Print exactly what the entries say, line by line, from the first line down to the one with "import matplotlib.pyplot as plt", inclusive.

BEGIN Supplied entries

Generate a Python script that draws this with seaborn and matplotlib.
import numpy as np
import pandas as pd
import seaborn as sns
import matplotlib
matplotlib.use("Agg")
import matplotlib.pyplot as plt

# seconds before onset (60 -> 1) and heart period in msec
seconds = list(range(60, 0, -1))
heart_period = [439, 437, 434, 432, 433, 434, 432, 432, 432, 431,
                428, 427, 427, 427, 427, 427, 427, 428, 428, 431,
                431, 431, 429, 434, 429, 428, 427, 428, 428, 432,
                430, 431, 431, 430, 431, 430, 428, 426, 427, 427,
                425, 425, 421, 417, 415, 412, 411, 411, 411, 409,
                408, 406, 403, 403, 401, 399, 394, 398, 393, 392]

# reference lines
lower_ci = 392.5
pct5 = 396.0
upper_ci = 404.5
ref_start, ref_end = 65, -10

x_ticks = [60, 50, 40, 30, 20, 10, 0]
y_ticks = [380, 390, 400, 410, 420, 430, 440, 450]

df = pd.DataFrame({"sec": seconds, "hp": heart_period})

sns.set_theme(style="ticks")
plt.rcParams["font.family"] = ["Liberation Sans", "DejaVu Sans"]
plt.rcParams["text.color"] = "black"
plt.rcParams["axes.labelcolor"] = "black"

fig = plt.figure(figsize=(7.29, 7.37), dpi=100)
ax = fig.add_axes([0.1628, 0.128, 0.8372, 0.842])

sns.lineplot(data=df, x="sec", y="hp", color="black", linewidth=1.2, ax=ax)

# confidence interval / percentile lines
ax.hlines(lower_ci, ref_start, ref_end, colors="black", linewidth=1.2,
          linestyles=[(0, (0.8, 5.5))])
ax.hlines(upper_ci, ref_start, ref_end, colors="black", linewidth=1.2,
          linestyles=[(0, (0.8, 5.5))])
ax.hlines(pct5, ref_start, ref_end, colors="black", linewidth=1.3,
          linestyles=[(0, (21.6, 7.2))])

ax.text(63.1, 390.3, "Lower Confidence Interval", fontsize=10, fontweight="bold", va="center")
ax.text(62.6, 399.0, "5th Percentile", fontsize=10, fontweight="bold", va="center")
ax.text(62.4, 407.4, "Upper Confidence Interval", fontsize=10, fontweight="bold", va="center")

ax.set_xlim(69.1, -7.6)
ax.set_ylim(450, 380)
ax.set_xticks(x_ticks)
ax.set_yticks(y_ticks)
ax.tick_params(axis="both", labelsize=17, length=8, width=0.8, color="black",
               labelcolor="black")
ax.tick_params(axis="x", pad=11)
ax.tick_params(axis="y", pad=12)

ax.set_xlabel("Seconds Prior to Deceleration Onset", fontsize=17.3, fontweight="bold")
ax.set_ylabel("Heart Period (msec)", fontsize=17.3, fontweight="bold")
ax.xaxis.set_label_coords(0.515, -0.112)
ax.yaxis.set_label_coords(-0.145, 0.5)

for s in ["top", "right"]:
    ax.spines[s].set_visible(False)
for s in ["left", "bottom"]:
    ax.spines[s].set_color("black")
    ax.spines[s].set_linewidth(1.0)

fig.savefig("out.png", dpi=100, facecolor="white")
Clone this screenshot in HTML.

END Supplied entries

_Full answer_
Generate a Python script that draws this with seaborn and matplotlib.
import numpy as np
import pandas as pd
import seaborn as sns
import matplotlib
matplotlib.use("Agg")
import matplotlib.pyplot as plt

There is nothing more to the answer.